Academics Call for Support of Afghan Alumni


Japanese academics have launched a support network to pressure their government to expand provisional measures for their Afghan colleagues and their families who have been trapped in Afghanistan following the takeover of the Taliban in late August 2021.



Photo Credit: Times of Higher Education

Japan has hosted more than 1400 Afghan citizens over the past two decades, mostly Afghans who have studied under an official Japanese government-sponsored scholarship program as part of its mission to promote and improve the Afghan capacity for effective development (PEACE), which was implemented in 2011. The project's objective was to advance Afghanistan's technological and educational capacity to promote economic and democratic reforms in Afghanistan.


In the past two months, academics from various Japanese universities have held conferences to draw attention to the plight of their former Afghan students.


The initiative of Japanese universities is a historic step in the higher education sector. Hiroshima University, for instance, has set up a special task force to facilitate the return of its Afghan graduates and their families. Nonetheless, as many contend, Japan’s bureaucracy poses significant difficulties for Afghan students seeking sanctuary. Additionally, Japanese immigration laws do not allow entry for family members.
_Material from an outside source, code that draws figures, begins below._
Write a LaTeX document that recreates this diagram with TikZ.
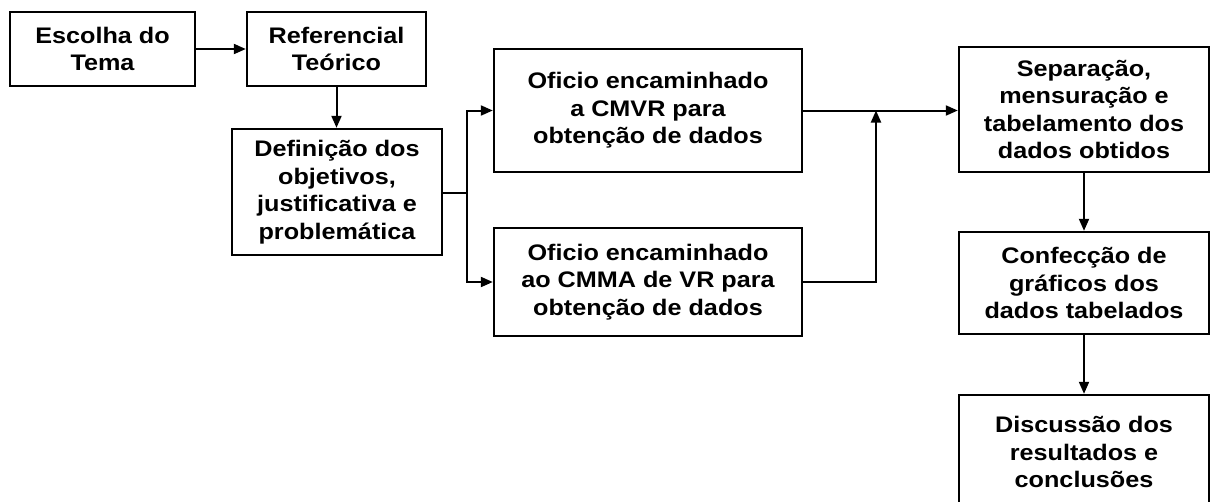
\documentclass[tikz,border=0pt]{standalone}
\usepackage{fontspec}
\setmainfont{Liberation Sans}[FakeStretch=1.12]
\usetikzlibrary{arrows.meta}
\begin{document}
\begin{tikzpicture}[x=1pt,y=-1pt,
 box/.style={draw, line width=2.4pt, align=center, font=\fontsize{22.5}{27.5}\selectfont\bfseries, inner sep=0pt},
 conn/.style={line width=2pt, -{Triangle[length=12pt,width=10pt]}},
 plain/.style={line width=2pt}]
\useasboundingbox (0,0) rectangle (1210,501);
\clip (0,0) rectangle (1210,501);
\node[box, minimum width=185, minimum height=74] (tema) at (102.5,49) {Escolha do\\Tema};
\node[box, minimum width=179, minimum height=74] (ref) at (336.5,49) {Referencial\\Teórico};
\node[box, minimum width=210, minimum height=126] (def) at (337,192) {Definição dos\\objetivos,\\justificativa e\\problemática};
\node[box, minimum width=308, minimum height=123] (of1) at (648,110.5) {Oficio encaminhado\\a CMVR para\\obtenção de dados};
\node[box, minimum width=308, minimum height=108] (of2) at (648,282) {Oficio encaminhado\\ao CMMA de VR para\\obtenção de dados};
\node[box, minimum width=250, minimum height=125] (sep) at (1084,109.5) {Separação,\\mensuração e\\tabelamento dos\\dados obtidos};
\node[box, minimum width=250, minimum height=102] (conf) at (1084,283) {Confecção de\\gráficos dos\\dados tabelados};
\node[box, minimum width=250, minimum height=114] (disc) at (1084,452) {Discussão dos\\resultados e\\conclusões};
\draw[conn] (tema) -- (ref);
\draw[conn] (ref.south) -- (ref.south |- def.north);
\coordinate (br) at (467,193);
\draw[plain] (def.east |- br) -- (br);
\draw[conn] (br) |- (of1.west);
\draw[conn] (br) |- (of2.west);
\draw[conn] (of1.east) -- (of1.east -| sep.west);
\coordinate (jn) at (876,110.5);
\draw[conn] (of2.east) -| (jn);
\draw[conn] (sep.south) -- (conf.north);
\draw[conn] (conf.south) -- (disc.north);
\end{tikzpicture}
\end{document}
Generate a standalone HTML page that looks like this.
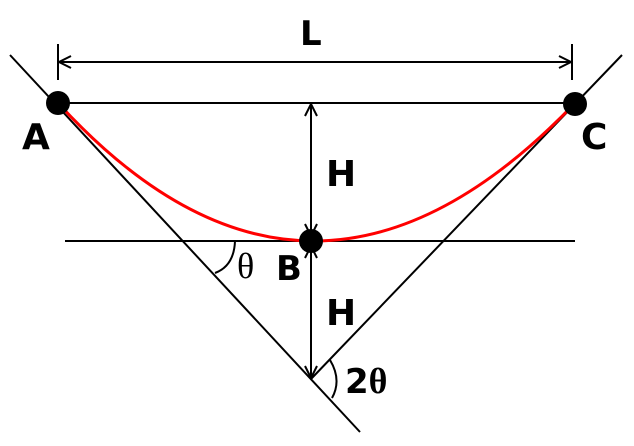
<html><body style="margin:0;background:#fff">
<svg width="634" height="446" xmlns="http://www.w3.org/2000/svg" style="display:block">
<defs>
<marker id="a" viewBox="0 0 14 14" refX="13" refY="7" markerWidth="14" markerHeight="14" markerUnits="userSpaceOnUse" orient="auto-start-reverse">
<path d="M1,1 L13,7 L1,13" fill="none" stroke="#000" stroke-width="2"/>
</marker>
</defs>
<g stroke="#000" stroke-width="2" fill="none">
<line x1="10" y1="55" x2="360" y2="432"/>
<line x1="622" y1="55" x2="311" y2="379"/>
<line x1="65" y1="241" x2="575" y2="241"/>
<line x1="58" y1="103" x2="575" y2="103"/>
<line x1="58" y1="44" x2="58" y2="80"/>
<line x1="572" y1="44" x2="572" y2="80"/>
<line x1="59" y1="62" x2="571" y2="62" marker-start="url(#a)" marker-end="url(#a)"/>
<line x1="311" y1="104" x2="311" y2="236" marker-start="url(#a)" marker-end="url(#a)"/>
<line x1="311" y1="246" x2="311" y2="378" marker-start="url(#a)" marker-end="url(#a)"/>
<path d="M235,241 Q234,266 215,273"/>
<path d="M330,360 Q342,380 332,398"/>
</g>
<path d="M58,103 Q311,379 575,103" stroke="#f00" stroke-width="3" fill="none"/>
<circle cx="58" cy="103" r="12" fill="#000"/>
<circle cx="575" cy="104" r="12" fill="#000"/>
<circle cx="311" cy="241" r="12" fill="#000"/>
<g font-family="DejaVu Sans, sans-serif" font-weight="bold" font-size="36" fill="#000">
<text x="300" y="45" font-size="34">L</text>
<text x="22" y="149">A</text>
<text x="581" y="149">C</text>
<text x="326" y="186">H</text>
<text x="326" y="325">H</text>
<text x="276" y="280" font-size="34">B</text>
<text x="345" y="393" font-size="34">2<tspan font-family="Liberation Serif, serif" font-size="36">θ</tspan></text>
<text x="237" y="278" font-family="Liberation Serif, serif" font-weight="normal" font-size="36">θ</text>
</g>
</svg>
</body></html>
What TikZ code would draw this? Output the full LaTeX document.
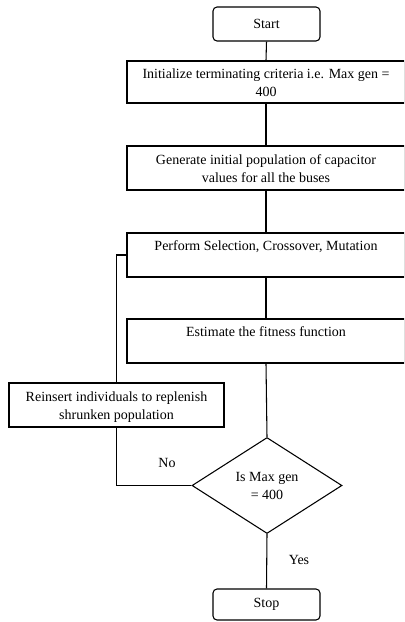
\documentclass[tikz,border=0pt]{standalone}
\usepackage{fontspec}
\setmainfont{Liberation Serif}
\usetikzlibrary{shapes.geometric}

\tikzset{
  every node/.style={font=\fontsize{10.5}{13.5}\selectfont, align=center},
  flowline/.style={draw=black, line width=0.8pt},
  procbox/.style={draw=black, line width=0.8pt, rectangle, inner sep=0pt,
                  minimum width=208.5pt, minimum height=33pt},
  % two lines of text set a little below the middle of the box
  % (the text box's baseline is that of its last line)
  twolines/.style={text height=23.5pt, text depth=1.5pt},
  % single line of text set in the upper part of the box
  highline/.style={text height=7pt, text depth=13.75pt},
  termbox/.style={draw=black, line width=0.8pt, rectangle, rounded corners=3pt,
                  inner sep=0pt, minimum width=80.25pt},
  testbox/.style={draw=black, line width=0.8pt, diamond, inner sep=0pt,
                  minimum width=112.5pt, minimum height=72pt},
  tag/.style={inner sep=0pt}
}

\begin{document}
\begin{tikzpicture}[x=0.75pt, y=-0.75pt]
  \useasboundingbox (0,0) rectangle (404,622);
  \clip (0,0) rectangle (404,622);
  \fill[white] (0,0) rectangle (404,622);

  % terminal and process steps down the main column
  \node[termbox, minimum height=25.5pt] (start) at (266.5,24) {Start};
  \node[procbox, twolines, minimum height=31.5pt] (init) at (266,82)
    {Initialize terminating criteria i.e. Max gen =\\400};
  \node[procbox, twolines] (gen) at (266,168)
    {Generate initial population of capacitor\\values for all the buses};
  \node[procbox, highline] (perf) at (266,255)
    {Perform Selection, Crossover, Mutation};
  \node[procbox, highline] (est) at (266,341)
    {Estimate the fitness function};

  % loop-back step on the left
  \node[procbox, twolines, minimum width=161.25pt] (reins) at (116.5,405)
    {Reinsert individuals to replenish\\shrunken population};

  % termination test and end
  \node[testbox] (dec) at (267,485.5) {Is Max gen\\= 400};
  \node[termbox, minimum height=23.25pt] (stop) at (266.5,604.5) {Stop};

  % main flow
  \draw[flowline] (start.south) -- (init.north);
  \draw[flowline] (init.south) -- (gen.north);
  \draw[flowline] (gen.south) -- (perf.north);
  \draw[flowline] (perf.south) -- (est.north);
  \draw[flowline] (est.south) -- (dec.north);
  \draw[flowline] (dec.south) -- (stop.north);

  % "No" branch back into the loop
  \draw[flowline] (dec.west) -| (reins.south);
  \draw[flowline] (reins.north) |- (perf.west);

  % branch labels
  \node[tag] (nolbl) at (167,463) {No};
  \node[tag] (yeslbl) at (299,560) {Yes};
\end{tikzpicture}
\end{document}
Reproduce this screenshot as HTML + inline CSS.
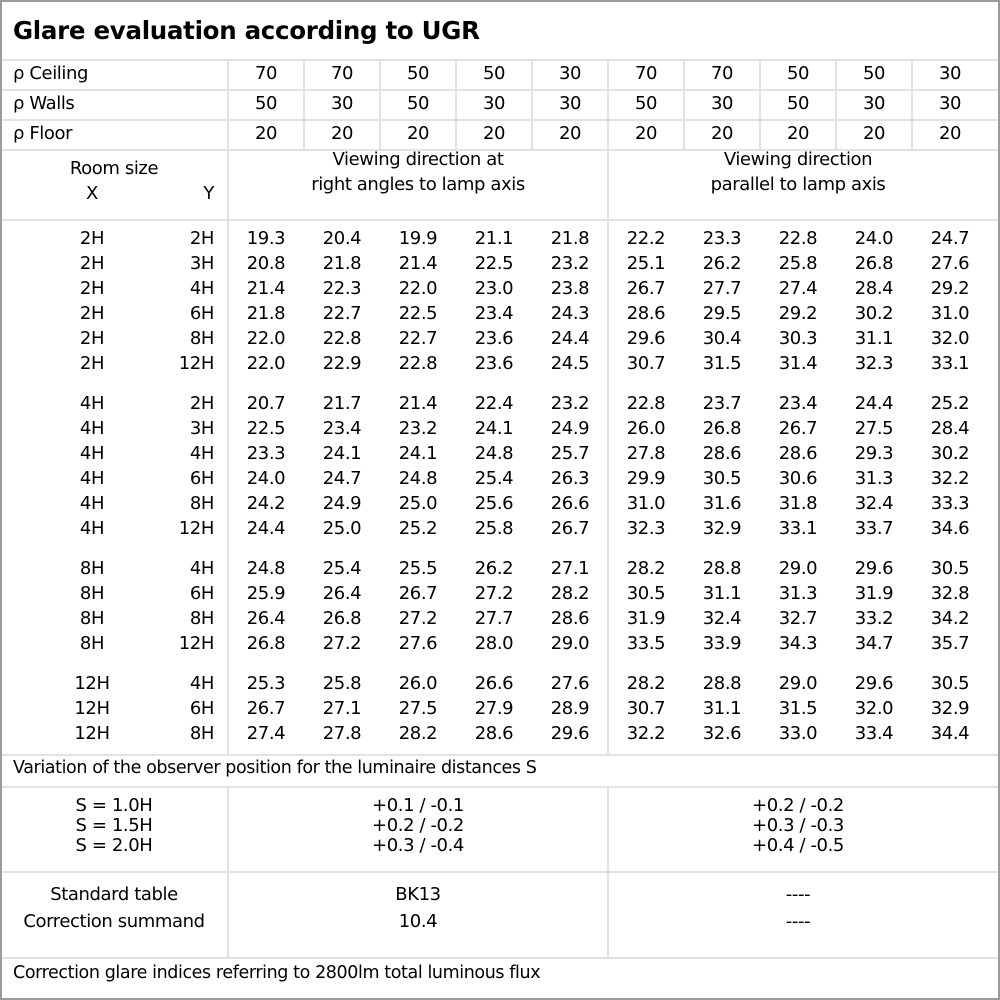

Endangered Scholars Worldwide joins Japanese universities and calls for national and international support for students and researchers in Afghanistan—especially female students and scholars, whose future has been threatened by the Taliban takeover.


We urge the Japanese government to take necessary actions to protect former Afghan students and their families seeking to return to Japan. We also urge them to provide assistance in helping Afghans currently studying and residing in Japan to maintain or change immigration status as needed to avoid persecution.